La porta d’ingresso è una breccia aperta nel muro sul retro del capannone industriale. L’uscita è molto simile, ma delimitata da assi di legno messe tempo fa per impedire l’ingresso ai senzatetto. In mezzo ci sono tremila metri quadrati di archeologia industriale, ripulita, messa in sicurezza e trasformata in un “district design” dove vecchi pilastri in cemento ritmano gli spazi e moderne lampade sospese intensificano la luce.

Siamo a Baranzate, comune alle porte di Milano, che quest’anno è entrato nella mappa dei luoghi da visitare per il Fuorisalone 2022. Il merito è del belga Lionel Jadot, designer, artista, architetto d’interni e fondatore di Zaventem Ateliers, che ha scelto l’ex fabbrica Necchi di via Milano 251 e insieme ad altri designer e ospiti internazionali ha trasformato questo luogo dismesso e abbandonato da oltre 20 anni in una galleria con pezzi da collezione. Il progetto denominato Baranzate Ateliers occupa l’ex tipografia della famiglia Necchi, dove ci hanno lavorato centinaia di baranzatesi e milanesi. Un edificio industriale degli anni Cinquanta che non nasconde i segni del tempo ma, attraverso l’arte, li valorizza e ne racconta la storia. "Abbiamo incontrato Alessandra Necchi durante la Milano Design Week di settembre. Le è piaciuto molto il progetto di Zaventem Ateliers e ci ha subito proposto questo spazio. Il nostro Fuorisalone propone un rinascimento creativo in un ambiente post-apocalittico. Vuole essere un messaggio di speranza. Il progetto va oltre una semplice occupazione di spazio, vuole offrire uno sguardo su come un luogo potrebbe svilupparsi a livello locale, con attori locali e come estensione di Zaventem Ateliers", spiega Jadot. In mezzo ci sono stati otto mesi di intenso lavoro coordinati dall’architetto milanese Pietro Minelli, tra burocrazia, avvocati, monta e smonta, "questo immobile occupato da disperati è diventato un luogo di rinascita - spiega Minelli -. Auspico che possa fare da apripista per un progetto di rigenerazione di questo posto".

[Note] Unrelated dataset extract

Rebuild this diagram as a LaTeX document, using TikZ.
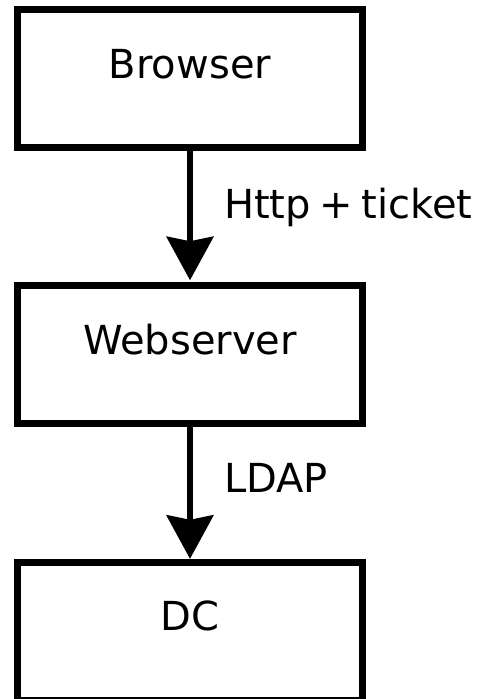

Colore. Fantasia. Materiali e anche una storia di rigenerazione sociale che si chiama Moussen. Un tunisino che da qualche mese ha trovato rifugio nell’ex fabbrica, "è un uomo con una grande dignità, moglie e tre figli nel suo Paese, ma che non ha avuto grande fortuna nella vita. Lo abbiamo coinvolto, gli abbiamo dato un lavoro e anche questo dà valore a tutto il progetto". Lo spazio si può visitare fino al 12 giugno dalle 10 alle 22 a ingresso libero.